The Advisors' Blog

This blog features wisdom from respected compensation consultants and lawyers

August 20, 2019

How Did Say-on-Pay Fare This Year?

Broc Romanek

We’ve added this excellent analysis from Sullivan & Cromwell to our batch of reports indicating how pay fared on the ballots this proxy season at annual meetings. The S&C piece covers say-on-pay and equity compensation plan approvals.

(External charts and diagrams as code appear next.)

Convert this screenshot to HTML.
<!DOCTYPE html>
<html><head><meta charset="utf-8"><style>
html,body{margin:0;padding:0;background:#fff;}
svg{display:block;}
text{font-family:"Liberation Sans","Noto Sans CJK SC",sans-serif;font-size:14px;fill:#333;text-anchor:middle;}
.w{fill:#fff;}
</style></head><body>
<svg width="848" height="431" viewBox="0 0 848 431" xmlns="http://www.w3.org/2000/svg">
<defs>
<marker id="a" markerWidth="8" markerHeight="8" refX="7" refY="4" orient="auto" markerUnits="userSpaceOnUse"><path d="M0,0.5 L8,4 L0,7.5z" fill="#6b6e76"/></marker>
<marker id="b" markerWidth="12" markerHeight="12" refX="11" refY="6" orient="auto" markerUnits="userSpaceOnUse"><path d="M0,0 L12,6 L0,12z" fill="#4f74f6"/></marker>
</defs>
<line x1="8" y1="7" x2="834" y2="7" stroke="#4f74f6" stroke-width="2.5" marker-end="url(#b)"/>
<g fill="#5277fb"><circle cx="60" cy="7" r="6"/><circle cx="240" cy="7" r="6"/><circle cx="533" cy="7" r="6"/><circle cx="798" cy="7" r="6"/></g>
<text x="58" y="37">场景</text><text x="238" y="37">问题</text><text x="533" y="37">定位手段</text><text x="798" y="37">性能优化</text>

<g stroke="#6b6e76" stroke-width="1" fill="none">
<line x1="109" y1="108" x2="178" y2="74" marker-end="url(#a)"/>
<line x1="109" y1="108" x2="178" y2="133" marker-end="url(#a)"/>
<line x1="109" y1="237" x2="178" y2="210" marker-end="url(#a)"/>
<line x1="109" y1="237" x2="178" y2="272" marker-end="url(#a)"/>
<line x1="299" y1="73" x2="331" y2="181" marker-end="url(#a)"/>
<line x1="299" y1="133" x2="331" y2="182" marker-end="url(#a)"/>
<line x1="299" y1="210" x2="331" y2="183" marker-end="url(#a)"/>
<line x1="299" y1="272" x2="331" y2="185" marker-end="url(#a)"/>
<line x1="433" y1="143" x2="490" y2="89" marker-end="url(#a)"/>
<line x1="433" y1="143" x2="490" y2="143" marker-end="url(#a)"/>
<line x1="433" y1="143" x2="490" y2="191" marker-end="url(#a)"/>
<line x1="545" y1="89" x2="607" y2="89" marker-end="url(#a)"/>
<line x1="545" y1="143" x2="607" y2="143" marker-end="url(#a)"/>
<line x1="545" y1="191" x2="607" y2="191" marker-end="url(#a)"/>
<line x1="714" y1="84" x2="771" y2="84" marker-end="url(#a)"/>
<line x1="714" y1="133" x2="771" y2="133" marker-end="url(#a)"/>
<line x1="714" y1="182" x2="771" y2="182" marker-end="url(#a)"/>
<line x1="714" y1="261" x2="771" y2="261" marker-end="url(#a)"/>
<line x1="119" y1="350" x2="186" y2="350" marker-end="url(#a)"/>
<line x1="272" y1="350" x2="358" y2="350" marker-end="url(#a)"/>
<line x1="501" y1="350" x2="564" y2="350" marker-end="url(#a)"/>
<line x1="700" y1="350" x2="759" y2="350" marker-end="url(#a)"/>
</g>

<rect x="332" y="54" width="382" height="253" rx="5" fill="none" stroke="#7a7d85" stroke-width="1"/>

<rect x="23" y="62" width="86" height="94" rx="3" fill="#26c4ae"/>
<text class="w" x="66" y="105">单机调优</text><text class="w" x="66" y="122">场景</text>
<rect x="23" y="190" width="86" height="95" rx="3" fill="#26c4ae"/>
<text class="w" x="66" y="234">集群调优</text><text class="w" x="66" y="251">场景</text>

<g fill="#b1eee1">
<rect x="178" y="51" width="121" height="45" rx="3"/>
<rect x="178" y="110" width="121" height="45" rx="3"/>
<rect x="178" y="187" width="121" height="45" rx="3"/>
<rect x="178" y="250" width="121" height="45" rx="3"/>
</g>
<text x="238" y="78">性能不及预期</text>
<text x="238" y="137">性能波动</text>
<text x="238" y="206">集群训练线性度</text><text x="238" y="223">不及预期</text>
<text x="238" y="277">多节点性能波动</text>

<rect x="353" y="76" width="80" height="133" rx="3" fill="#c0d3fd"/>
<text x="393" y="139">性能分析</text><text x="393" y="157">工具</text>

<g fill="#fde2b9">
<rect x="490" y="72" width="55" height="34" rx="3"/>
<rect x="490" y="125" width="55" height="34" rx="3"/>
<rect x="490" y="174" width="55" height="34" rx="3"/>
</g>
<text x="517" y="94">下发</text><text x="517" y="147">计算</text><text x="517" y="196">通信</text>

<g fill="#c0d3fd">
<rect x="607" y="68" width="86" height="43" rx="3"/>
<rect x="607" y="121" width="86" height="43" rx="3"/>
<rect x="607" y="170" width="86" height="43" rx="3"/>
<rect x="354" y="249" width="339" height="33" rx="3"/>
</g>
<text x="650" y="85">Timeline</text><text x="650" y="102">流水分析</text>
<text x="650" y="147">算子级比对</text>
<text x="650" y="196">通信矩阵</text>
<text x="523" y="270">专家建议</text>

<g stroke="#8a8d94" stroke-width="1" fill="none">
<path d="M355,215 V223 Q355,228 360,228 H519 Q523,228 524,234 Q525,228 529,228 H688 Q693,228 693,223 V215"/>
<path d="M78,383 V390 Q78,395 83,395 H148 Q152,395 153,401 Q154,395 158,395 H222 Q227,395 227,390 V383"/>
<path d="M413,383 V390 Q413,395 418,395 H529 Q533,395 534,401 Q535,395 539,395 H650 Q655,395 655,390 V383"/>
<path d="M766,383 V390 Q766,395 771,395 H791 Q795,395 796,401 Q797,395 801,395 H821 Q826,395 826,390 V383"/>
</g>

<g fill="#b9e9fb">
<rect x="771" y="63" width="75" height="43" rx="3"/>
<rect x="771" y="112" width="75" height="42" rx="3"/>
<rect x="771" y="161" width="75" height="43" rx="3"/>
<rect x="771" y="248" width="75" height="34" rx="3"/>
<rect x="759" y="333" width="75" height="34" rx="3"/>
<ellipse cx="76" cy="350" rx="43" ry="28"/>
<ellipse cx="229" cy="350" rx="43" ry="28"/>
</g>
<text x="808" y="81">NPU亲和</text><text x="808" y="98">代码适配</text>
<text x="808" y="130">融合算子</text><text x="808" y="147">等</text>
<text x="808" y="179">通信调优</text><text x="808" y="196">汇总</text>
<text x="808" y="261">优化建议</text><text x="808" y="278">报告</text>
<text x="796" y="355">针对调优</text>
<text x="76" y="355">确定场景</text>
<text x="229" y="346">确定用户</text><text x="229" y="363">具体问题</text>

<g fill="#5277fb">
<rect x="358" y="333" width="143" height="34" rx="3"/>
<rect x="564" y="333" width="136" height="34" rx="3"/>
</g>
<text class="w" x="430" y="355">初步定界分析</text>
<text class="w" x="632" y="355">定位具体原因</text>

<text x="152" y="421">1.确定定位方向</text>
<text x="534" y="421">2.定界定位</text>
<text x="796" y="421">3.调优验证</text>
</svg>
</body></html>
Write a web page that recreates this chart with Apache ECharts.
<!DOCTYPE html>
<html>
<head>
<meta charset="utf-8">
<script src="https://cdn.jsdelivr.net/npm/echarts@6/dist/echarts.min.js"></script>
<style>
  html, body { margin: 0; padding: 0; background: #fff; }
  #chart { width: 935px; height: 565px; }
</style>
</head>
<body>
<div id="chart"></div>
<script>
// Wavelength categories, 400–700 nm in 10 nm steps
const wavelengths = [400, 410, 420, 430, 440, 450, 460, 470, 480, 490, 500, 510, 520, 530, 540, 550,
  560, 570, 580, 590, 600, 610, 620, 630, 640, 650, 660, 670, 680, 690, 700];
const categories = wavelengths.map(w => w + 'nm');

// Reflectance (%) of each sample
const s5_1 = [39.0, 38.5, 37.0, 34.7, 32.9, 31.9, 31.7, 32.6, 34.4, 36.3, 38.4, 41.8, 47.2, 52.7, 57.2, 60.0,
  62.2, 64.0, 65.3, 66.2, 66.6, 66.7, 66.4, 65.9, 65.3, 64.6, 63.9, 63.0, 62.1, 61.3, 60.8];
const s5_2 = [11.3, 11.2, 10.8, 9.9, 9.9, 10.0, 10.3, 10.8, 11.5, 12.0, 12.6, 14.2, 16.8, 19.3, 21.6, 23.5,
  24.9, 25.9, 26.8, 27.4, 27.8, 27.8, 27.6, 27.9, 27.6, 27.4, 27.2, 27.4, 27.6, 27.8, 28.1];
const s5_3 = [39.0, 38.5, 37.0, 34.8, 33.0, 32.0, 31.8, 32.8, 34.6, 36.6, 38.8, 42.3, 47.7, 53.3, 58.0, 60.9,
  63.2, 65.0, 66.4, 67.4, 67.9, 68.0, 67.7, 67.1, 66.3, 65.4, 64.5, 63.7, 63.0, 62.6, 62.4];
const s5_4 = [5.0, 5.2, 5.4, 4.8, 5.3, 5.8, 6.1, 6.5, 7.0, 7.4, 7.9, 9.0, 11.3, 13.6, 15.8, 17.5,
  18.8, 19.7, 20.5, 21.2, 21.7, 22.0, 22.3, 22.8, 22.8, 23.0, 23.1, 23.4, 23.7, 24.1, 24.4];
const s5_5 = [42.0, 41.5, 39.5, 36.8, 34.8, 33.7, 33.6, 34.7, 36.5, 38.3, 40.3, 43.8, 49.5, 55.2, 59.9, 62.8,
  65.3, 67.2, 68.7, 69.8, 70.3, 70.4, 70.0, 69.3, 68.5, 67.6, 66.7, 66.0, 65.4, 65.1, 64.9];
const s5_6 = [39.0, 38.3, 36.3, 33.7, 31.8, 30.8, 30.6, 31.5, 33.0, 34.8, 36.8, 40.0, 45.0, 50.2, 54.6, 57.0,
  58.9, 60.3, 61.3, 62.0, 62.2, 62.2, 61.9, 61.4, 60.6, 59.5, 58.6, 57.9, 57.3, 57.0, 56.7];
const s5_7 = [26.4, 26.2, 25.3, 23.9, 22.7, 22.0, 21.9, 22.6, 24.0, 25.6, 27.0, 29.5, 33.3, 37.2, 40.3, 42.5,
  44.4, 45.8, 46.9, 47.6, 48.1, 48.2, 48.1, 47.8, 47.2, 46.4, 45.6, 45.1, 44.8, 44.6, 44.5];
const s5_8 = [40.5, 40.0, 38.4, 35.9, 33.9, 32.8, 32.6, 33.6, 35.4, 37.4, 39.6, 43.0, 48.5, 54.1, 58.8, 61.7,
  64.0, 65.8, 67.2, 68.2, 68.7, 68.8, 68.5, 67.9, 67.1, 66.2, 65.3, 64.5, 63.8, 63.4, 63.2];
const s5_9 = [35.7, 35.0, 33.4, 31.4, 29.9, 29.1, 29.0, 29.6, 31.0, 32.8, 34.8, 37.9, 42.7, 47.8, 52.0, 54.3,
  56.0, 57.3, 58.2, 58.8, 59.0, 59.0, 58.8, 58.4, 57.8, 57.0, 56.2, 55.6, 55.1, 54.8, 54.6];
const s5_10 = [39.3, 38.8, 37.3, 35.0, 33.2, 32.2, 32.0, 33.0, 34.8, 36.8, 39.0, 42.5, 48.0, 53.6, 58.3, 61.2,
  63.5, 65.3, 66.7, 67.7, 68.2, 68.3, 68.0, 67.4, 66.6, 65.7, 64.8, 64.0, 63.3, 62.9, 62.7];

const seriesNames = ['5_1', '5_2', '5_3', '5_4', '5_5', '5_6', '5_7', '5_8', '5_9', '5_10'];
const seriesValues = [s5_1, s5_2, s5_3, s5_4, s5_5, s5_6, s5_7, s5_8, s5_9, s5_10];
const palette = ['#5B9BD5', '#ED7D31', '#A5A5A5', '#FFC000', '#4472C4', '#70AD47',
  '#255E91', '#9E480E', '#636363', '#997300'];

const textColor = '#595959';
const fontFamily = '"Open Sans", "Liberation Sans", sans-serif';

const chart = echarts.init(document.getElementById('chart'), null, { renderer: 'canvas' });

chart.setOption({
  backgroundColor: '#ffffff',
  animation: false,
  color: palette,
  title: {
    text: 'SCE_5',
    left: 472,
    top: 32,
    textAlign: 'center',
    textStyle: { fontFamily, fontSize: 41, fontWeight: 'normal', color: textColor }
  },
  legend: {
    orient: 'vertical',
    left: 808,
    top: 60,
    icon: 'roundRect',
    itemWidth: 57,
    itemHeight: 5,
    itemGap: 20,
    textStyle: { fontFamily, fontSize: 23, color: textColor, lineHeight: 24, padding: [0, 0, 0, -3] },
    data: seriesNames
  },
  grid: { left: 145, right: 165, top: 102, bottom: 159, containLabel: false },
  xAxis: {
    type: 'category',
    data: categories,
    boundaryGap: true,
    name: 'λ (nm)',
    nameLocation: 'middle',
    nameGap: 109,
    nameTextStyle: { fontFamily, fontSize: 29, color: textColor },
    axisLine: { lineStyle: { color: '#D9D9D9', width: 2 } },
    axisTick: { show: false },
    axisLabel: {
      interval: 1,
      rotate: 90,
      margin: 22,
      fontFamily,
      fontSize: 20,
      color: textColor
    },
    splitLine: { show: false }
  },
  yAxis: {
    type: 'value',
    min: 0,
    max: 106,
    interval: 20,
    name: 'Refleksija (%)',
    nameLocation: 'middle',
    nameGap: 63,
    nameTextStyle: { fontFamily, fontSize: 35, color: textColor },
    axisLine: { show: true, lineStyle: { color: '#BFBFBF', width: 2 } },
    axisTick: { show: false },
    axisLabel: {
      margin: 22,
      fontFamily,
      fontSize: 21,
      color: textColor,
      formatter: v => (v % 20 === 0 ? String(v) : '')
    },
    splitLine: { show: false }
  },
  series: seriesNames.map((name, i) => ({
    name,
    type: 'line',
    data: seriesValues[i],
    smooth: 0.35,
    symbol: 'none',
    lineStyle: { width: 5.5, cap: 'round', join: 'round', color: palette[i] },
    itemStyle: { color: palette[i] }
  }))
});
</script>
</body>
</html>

Here’s the overview:

Continued strength on say-on-pay:

– Public companies continued to perform strongly on say-on-pay, with support levels averaging over 90% and less than 3% of companies receiving less-than-majority support.
– Fewer than half of the companies who received less-than-majority support last year achieved over 70% support this year, suggesting low say-on-pay votes have become stickier.
– ISS negative recommendations on say-on-pay highlight the continued importance of the pay-for-performance assessment category, with the most important factor continuing to be the alignment of CEO pay with Total Shareholder Return (or TSR) in relation to the ISS-determined peer group.
– The most important qualitative factor was performance standards that are not deemed sufficiently rigorous by ISS or clearly explained.

Broad shareholder support for equity compensation plans, with only two Russell 3000 companies failing to obtain shareholder approval for an equity compensation plan and overall support levels continuing to average around 90%.